# To be done
Find each line holding the word "this" and give the number of such lines, nothing else.

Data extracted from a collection

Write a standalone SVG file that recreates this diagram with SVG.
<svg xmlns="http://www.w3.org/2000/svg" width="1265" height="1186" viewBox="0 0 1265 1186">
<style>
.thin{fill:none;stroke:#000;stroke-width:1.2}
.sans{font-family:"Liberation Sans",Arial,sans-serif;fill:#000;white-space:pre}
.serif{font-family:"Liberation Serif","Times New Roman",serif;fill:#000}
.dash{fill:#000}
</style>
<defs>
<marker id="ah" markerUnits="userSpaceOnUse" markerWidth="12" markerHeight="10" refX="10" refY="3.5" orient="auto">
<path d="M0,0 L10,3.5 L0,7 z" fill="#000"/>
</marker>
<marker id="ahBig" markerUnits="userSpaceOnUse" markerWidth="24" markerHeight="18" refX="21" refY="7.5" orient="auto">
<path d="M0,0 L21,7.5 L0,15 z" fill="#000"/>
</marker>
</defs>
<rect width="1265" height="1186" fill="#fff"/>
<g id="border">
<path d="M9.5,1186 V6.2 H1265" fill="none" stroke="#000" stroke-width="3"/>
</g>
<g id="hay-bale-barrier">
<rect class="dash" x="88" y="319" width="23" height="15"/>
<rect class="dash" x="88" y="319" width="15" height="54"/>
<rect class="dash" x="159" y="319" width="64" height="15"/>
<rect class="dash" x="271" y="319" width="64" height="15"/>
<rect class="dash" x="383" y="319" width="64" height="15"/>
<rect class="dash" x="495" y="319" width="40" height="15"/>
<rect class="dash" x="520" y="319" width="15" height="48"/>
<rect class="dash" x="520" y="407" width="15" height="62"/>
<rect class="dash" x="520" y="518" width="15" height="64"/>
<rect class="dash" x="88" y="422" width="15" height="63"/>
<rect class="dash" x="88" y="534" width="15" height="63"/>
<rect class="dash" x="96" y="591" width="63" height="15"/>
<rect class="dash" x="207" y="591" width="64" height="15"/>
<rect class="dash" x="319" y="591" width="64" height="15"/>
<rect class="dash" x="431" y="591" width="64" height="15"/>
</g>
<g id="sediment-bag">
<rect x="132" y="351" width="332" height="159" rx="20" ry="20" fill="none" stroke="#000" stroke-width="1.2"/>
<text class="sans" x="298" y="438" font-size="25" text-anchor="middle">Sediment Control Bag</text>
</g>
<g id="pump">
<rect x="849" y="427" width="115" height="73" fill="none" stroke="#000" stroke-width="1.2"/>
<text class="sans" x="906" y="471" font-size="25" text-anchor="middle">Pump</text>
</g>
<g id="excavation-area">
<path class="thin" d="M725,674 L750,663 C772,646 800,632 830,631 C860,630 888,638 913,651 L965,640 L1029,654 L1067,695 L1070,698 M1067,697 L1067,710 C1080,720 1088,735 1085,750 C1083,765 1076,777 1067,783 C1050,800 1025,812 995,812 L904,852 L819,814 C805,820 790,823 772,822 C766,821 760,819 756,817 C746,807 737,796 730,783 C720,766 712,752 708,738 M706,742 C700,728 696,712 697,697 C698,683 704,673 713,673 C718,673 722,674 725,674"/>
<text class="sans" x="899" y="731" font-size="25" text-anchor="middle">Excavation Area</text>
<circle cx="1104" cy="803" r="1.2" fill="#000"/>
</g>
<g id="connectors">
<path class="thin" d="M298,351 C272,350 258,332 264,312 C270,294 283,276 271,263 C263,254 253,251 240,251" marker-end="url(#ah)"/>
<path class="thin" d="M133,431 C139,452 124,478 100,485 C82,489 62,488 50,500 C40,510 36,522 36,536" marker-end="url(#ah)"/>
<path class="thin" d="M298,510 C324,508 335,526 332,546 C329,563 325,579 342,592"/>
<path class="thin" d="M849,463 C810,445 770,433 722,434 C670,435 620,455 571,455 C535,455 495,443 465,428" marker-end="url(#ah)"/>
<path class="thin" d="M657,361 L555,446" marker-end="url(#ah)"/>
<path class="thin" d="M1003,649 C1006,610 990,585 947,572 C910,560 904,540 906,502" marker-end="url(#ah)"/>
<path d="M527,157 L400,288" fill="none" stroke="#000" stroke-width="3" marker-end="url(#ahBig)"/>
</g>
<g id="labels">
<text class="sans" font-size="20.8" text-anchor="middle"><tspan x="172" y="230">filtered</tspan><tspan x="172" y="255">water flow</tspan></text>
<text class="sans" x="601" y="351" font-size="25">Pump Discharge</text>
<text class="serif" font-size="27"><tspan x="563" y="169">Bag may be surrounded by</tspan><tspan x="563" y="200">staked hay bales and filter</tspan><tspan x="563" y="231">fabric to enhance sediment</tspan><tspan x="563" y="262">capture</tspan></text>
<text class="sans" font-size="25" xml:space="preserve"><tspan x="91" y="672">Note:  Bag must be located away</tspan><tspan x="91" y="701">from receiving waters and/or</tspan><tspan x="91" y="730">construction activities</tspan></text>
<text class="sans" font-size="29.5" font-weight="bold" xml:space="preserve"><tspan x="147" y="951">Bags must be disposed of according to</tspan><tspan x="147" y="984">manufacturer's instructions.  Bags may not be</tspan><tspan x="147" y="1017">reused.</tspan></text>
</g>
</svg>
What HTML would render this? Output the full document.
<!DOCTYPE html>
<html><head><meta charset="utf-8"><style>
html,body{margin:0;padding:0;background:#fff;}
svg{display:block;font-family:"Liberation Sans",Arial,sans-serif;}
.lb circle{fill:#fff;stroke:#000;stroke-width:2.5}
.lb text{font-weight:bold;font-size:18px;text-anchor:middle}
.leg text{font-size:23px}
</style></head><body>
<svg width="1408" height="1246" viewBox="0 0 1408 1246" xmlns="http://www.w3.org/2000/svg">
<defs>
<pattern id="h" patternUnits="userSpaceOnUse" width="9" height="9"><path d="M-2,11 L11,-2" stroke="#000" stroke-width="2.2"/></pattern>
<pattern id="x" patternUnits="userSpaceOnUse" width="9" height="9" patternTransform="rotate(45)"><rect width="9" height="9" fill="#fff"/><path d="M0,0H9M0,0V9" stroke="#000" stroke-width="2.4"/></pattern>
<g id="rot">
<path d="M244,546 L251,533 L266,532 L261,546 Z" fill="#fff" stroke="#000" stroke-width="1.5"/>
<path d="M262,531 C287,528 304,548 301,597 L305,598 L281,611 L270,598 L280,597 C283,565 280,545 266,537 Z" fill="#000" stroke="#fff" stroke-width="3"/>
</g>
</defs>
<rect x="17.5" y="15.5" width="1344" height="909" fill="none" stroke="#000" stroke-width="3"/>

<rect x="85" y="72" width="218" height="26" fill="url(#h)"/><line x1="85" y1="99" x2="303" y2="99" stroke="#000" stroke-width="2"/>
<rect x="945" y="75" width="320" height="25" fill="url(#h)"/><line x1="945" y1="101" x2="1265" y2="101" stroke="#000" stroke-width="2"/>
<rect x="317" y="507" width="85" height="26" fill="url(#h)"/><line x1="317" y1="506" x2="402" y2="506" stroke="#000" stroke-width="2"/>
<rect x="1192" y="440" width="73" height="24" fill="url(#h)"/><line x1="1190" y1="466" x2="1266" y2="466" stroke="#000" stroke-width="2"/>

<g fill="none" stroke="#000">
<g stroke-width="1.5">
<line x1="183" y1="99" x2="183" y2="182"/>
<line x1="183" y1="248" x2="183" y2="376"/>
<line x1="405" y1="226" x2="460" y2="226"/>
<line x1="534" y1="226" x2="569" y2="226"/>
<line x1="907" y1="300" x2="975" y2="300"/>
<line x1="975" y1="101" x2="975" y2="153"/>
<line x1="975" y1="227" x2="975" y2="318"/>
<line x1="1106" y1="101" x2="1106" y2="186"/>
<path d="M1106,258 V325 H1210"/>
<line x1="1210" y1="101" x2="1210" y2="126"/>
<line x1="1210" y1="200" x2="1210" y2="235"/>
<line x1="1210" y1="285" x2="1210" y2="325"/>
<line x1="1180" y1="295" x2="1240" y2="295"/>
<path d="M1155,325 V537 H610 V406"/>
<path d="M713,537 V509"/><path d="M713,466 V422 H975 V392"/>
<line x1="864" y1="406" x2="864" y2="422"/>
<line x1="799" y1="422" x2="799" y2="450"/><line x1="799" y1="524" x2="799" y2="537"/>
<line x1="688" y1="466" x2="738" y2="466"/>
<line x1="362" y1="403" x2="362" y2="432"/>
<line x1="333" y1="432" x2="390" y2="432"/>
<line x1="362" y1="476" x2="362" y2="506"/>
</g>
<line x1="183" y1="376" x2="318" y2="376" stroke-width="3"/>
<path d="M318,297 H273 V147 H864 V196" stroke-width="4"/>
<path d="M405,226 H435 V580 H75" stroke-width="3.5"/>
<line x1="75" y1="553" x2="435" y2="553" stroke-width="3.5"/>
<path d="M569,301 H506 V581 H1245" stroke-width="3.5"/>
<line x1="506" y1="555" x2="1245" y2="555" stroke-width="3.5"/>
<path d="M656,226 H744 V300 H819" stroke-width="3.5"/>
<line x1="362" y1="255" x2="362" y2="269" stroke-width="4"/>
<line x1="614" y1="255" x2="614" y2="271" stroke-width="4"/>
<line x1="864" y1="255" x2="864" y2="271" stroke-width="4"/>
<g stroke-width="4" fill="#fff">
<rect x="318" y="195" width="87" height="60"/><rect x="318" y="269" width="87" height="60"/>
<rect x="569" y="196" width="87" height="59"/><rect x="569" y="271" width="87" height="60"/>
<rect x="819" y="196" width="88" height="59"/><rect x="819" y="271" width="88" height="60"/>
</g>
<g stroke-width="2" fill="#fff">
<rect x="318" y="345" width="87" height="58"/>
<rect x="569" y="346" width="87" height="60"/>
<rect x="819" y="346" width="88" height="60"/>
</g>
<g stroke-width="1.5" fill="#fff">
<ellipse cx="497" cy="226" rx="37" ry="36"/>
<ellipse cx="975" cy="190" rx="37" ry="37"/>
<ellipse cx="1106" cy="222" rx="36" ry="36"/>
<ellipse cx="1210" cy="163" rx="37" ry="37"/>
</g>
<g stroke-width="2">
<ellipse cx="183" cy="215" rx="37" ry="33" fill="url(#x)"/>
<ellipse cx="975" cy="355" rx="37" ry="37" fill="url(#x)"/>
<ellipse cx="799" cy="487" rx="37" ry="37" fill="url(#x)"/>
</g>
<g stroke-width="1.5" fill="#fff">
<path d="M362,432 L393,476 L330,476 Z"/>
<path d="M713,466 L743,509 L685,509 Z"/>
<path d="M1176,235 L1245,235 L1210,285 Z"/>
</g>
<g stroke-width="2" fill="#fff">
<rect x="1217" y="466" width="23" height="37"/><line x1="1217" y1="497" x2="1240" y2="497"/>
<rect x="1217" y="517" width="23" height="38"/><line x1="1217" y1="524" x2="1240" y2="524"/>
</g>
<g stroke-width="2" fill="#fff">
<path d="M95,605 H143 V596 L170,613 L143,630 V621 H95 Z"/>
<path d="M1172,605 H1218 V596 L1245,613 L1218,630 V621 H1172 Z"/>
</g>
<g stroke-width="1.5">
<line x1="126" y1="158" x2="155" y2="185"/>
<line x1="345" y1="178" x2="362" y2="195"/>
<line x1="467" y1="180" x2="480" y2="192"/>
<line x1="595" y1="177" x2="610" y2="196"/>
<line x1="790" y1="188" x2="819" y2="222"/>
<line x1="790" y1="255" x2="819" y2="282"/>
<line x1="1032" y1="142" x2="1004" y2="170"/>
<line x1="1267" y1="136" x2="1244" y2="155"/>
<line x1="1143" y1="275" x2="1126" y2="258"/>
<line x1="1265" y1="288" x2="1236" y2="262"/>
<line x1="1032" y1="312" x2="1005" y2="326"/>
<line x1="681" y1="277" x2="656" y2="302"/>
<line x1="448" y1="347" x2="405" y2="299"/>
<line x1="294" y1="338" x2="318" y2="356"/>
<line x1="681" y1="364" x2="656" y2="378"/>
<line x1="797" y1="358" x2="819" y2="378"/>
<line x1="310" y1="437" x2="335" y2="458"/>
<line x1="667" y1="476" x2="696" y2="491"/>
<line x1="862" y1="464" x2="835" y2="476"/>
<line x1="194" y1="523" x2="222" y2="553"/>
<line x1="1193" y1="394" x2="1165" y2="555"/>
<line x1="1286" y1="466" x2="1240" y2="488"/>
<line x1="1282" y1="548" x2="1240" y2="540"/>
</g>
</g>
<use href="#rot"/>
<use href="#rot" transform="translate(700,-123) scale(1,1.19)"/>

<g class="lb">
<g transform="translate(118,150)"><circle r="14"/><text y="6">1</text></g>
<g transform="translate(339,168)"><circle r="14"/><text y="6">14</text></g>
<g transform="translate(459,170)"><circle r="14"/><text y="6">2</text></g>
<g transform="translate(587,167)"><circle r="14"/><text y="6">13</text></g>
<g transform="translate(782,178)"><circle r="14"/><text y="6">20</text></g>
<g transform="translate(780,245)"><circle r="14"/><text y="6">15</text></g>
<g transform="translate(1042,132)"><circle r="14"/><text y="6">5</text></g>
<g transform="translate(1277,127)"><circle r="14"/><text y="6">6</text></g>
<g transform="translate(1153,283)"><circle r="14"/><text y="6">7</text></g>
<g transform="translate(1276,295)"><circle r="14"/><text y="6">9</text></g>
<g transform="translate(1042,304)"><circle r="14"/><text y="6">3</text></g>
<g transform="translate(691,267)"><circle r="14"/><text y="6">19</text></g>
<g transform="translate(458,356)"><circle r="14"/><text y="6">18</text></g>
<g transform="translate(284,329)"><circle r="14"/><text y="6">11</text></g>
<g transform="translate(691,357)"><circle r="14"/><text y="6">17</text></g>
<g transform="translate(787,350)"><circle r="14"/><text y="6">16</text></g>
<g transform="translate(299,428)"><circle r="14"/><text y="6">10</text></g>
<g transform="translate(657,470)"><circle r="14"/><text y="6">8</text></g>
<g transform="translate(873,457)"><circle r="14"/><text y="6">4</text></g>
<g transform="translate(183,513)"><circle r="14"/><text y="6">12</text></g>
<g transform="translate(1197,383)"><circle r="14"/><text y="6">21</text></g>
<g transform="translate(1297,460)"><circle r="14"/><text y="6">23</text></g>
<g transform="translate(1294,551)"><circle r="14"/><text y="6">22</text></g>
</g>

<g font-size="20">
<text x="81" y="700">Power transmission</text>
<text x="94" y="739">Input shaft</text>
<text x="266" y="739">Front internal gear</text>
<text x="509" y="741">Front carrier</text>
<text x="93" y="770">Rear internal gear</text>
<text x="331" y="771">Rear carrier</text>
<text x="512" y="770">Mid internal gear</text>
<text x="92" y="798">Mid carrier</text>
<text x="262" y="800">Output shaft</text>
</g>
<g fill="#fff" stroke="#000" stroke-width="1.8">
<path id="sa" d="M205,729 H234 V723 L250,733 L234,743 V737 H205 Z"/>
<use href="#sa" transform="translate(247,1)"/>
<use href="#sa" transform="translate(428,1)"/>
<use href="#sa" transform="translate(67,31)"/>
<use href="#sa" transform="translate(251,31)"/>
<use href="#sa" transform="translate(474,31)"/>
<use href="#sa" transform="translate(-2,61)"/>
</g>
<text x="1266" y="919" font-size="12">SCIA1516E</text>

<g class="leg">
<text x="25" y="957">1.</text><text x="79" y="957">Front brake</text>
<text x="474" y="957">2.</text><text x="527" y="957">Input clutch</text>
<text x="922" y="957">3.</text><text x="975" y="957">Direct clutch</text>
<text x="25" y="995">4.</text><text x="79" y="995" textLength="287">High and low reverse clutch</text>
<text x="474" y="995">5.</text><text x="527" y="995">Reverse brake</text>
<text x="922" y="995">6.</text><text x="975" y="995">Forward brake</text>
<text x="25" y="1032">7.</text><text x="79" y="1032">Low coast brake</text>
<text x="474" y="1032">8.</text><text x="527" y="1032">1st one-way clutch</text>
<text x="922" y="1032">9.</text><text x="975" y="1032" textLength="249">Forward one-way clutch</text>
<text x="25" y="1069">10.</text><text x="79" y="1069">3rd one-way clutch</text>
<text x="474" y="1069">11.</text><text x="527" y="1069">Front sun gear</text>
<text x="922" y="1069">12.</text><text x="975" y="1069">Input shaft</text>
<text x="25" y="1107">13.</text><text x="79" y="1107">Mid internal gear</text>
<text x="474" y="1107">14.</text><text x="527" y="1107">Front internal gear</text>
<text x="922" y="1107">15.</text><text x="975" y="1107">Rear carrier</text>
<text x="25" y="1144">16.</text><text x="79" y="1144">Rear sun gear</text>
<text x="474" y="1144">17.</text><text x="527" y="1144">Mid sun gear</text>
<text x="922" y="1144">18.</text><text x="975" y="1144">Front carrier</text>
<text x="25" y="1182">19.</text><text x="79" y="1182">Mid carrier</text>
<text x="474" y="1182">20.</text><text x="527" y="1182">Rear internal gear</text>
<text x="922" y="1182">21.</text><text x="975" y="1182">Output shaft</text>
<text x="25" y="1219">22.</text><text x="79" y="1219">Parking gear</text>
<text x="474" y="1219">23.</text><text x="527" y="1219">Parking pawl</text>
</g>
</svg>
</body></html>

# Solution to the problem
2